━━━━━ Records for processing ━━━━━

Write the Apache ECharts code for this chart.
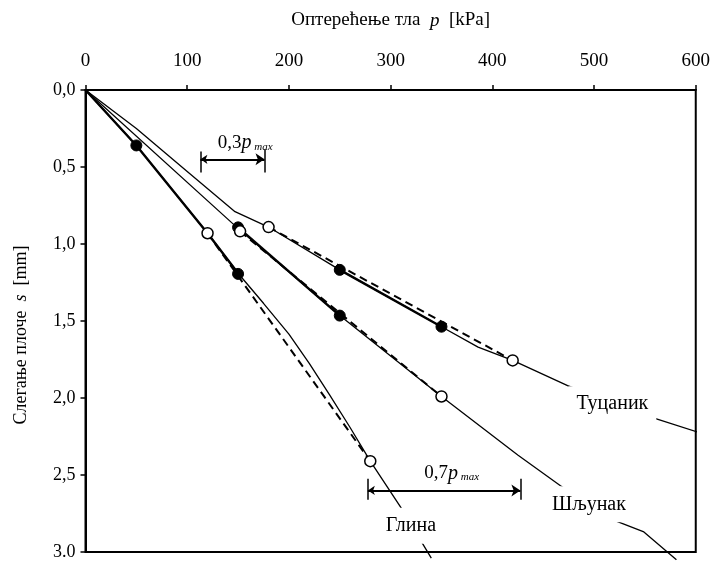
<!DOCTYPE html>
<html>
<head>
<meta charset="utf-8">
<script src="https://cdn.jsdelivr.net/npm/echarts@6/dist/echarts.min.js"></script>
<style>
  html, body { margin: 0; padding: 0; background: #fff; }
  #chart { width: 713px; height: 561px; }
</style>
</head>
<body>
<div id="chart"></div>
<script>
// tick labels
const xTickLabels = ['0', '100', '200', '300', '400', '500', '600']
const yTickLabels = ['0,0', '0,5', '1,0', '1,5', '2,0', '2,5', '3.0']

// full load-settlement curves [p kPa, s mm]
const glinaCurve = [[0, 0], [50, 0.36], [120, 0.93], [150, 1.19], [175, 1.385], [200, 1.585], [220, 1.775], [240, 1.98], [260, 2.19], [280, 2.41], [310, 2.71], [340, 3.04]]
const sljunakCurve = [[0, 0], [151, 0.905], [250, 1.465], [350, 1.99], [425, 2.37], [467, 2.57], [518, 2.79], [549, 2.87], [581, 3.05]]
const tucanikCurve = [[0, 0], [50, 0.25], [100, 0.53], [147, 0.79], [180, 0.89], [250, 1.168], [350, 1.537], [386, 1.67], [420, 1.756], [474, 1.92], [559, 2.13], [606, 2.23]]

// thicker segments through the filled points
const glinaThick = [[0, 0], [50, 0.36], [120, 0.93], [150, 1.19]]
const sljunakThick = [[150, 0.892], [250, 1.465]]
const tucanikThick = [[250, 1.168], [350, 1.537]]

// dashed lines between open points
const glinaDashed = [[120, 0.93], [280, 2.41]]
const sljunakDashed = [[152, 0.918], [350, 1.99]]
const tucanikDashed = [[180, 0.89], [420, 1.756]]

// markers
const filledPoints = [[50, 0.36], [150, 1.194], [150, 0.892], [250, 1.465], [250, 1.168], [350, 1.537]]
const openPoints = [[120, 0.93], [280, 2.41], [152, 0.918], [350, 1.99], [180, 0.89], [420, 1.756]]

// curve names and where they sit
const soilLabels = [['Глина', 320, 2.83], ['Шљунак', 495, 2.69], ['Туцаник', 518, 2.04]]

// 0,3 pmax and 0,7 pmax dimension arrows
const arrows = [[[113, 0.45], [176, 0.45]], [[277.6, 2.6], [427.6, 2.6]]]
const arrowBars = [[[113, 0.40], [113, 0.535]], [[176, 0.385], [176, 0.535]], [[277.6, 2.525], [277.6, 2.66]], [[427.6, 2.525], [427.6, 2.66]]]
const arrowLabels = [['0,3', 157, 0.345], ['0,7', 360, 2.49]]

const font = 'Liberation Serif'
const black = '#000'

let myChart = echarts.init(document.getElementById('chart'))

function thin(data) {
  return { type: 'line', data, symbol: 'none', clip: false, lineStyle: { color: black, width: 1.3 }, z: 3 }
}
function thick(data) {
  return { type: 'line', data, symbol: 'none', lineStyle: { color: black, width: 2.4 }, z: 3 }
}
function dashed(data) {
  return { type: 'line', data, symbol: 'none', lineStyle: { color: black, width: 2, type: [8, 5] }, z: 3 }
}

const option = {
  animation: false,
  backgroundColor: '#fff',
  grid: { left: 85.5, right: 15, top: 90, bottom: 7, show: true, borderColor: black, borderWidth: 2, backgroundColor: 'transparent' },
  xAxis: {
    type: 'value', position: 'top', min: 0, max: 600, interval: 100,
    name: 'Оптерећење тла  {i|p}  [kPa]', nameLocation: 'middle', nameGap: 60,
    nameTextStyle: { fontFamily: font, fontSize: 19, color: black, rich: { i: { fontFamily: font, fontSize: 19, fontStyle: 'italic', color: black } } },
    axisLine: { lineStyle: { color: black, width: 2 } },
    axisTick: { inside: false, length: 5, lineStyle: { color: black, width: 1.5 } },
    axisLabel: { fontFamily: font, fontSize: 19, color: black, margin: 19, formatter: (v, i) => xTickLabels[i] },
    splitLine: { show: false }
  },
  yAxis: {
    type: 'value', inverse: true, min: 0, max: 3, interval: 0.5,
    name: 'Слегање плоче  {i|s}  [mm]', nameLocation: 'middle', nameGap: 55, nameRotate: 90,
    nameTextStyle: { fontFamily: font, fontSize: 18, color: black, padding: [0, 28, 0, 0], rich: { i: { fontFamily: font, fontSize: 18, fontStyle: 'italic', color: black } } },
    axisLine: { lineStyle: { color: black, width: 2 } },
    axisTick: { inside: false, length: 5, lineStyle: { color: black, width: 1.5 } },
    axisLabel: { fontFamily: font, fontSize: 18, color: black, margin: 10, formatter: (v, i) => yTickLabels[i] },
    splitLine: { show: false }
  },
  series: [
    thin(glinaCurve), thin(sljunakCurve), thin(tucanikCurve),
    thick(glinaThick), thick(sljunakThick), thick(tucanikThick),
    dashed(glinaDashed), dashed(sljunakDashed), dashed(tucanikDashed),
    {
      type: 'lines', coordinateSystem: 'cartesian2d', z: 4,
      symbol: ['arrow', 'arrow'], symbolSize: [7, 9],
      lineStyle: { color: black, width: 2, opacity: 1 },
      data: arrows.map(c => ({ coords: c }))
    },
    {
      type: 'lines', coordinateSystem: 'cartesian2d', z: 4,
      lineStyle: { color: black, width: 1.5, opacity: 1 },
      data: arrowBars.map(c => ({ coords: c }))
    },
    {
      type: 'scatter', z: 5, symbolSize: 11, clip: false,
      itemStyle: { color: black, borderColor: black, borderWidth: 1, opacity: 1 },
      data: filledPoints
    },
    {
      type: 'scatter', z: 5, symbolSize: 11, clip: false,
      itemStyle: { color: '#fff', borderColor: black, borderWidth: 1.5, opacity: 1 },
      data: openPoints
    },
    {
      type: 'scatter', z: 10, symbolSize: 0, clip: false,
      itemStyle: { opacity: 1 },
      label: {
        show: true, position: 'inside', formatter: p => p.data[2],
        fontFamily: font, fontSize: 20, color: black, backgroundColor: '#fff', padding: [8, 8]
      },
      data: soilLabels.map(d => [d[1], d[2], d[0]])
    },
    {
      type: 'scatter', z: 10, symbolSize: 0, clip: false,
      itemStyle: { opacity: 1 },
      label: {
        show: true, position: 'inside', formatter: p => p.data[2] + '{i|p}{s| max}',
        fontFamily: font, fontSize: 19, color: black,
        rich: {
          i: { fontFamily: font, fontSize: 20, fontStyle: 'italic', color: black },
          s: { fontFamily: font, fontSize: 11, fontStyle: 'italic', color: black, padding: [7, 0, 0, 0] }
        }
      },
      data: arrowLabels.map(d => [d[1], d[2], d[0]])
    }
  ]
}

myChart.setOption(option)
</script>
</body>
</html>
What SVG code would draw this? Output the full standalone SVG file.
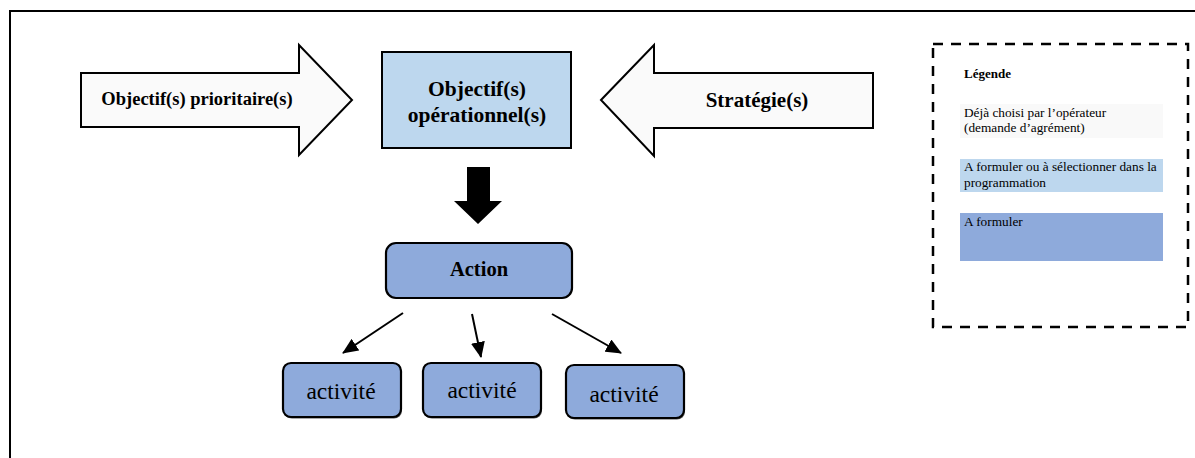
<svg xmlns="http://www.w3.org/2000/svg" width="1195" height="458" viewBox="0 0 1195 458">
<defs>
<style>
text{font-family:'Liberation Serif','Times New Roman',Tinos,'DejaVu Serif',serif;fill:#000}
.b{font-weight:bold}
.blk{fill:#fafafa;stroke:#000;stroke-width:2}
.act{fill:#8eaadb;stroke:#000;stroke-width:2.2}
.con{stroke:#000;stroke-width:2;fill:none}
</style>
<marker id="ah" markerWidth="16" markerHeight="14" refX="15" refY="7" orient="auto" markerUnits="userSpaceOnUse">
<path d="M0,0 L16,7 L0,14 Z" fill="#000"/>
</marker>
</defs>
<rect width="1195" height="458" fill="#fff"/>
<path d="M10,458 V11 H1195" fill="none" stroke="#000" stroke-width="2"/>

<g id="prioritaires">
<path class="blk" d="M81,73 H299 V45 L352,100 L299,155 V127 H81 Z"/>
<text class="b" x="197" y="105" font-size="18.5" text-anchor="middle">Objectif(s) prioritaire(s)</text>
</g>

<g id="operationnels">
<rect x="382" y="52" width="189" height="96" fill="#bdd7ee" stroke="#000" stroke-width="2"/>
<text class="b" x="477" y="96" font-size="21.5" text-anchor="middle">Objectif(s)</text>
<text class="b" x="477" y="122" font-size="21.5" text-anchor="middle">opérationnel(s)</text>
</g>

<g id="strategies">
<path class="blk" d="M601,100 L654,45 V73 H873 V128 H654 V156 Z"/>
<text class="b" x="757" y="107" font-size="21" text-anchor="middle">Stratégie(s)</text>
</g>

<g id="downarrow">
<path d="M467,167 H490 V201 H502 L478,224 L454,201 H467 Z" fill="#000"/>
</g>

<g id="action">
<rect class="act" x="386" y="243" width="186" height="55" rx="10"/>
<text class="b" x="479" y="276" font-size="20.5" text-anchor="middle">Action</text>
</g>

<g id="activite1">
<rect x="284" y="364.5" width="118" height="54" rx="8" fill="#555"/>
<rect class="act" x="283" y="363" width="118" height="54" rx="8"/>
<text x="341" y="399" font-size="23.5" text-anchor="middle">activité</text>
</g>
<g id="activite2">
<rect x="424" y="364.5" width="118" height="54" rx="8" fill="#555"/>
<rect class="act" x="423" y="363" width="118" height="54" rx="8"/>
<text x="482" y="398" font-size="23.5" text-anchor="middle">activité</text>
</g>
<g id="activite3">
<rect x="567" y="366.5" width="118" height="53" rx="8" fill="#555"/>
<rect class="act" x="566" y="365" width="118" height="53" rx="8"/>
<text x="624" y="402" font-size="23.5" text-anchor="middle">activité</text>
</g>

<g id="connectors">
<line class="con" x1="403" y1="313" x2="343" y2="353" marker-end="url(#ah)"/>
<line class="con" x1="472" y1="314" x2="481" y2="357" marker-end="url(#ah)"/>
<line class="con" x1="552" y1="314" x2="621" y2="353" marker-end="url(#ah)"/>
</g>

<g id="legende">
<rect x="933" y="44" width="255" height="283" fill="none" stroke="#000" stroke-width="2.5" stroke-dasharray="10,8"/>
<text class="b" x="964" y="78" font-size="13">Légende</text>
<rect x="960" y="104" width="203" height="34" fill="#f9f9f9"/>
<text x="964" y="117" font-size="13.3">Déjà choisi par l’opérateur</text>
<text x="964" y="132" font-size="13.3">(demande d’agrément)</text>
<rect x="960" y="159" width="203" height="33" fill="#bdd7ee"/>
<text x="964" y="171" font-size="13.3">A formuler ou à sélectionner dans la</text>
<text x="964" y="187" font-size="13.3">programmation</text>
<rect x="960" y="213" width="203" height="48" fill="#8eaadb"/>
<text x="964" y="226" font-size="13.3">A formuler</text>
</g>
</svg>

━━━━━

-- Problem statement --
Repeat only the lines between the start of the data and the line with "let myChart = echarts.init(document.getElementById('chart'))", including those two lines, and skip the pictures.

-- Solved exercise --
Write the Apache ECharts code for this chart.
<!DOCTYPE html>
<html>
<head>
<meta charset="utf-8">
<script src="https://cdn.jsdelivr.net/npm/echarts@6/dist/echarts.min.js"></script>
<style>
  html, body { margin: 0; padding: 0; background: #fff; }
  #chart { width: 713px; height: 561px; }
</style>
</head>
<body>
<div id="chart"></div>
<script>
// tick labels
const xTickLabels = ['0', '100', '200', '300', '400', '500', '600']
const yTickLabels = ['0,0', '0,5', '1,0', '1,5', '2,0', '2,5', '3.0']

// full load-settlement curves [p kPa, s mm]
const glinaCurve = [[0, 0], [50, 0.36], [120, 0.93], [150, 1.19], [175, 1.385], [200, 1.585], [220, 1.775], [240, 1.98], [260, 2.19], [280, 2.41], [310, 2.71], [340, 3.04]]
const sljunakCurve = [[0, 0], [151, 0.905], [250, 1.465], [350, 1.99], [425, 2.37], [467, 2.57], [518, 2.79], [549, 2.87], [581, 3.05]]
const tucanikCurve = [[0, 0], [50, 0.25], [100, 0.53], [147, 0.79], [180, 0.89], [250, 1.168], [350, 1.537], [386, 1.67], [420, 1.756], [474, 1.92], [559, 2.13], [606, 2.23]]

// thicker segments through the filled points
const glinaThick = [[0, 0], [50, 0.36], [120, 0.93], [150, 1.19]]
const sljunakThick = [[150, 0.892], [250, 1.465]]
const tucanikThick = [[250, 1.168], [350, 1.537]]

// dashed lines between open points
const glinaDashed = [[120, 0.93], [280, 2.41]]
const sljunakDashed = [[152, 0.918], [350, 1.99]]
const tucanikDashed = [[180, 0.89], [420, 1.756]]

// markers
const filledPoints = [[50, 0.36], [150, 1.194], [150, 0.892], [250, 1.465], [250, 1.168], [350, 1.537]]
const openPoints = [[120, 0.93], [280, 2.41], [152, 0.918], [350, 1.99], [180, 0.89], [420, 1.756]]

// curve names and where they sit
const soilLabels = [['Глина', 320, 2.83], ['Шљунак', 495, 2.69], ['Туцаник', 518, 2.04]]

// 0,3 pmax and 0,7 pmax dimension arrows
const arrows = [[[113, 0.45], [176, 0.45]], [[277.6, 2.6], [427.6, 2.6]]]
const arrowBars = [[[113, 0.40], [113, 0.535]], [[176, 0.385], [176, 0.535]], [[277.6, 2.525], [277.6, 2.66]], [[427.6, 2.525], [427.6, 2.66]]]
const arrowLabels = [['0,3', 157, 0.345], ['0,7', 360, 2.49]]

const font = 'Liberation Serif'
const black = '#000'

let myChart = echarts.init(document.getElementById('chart'))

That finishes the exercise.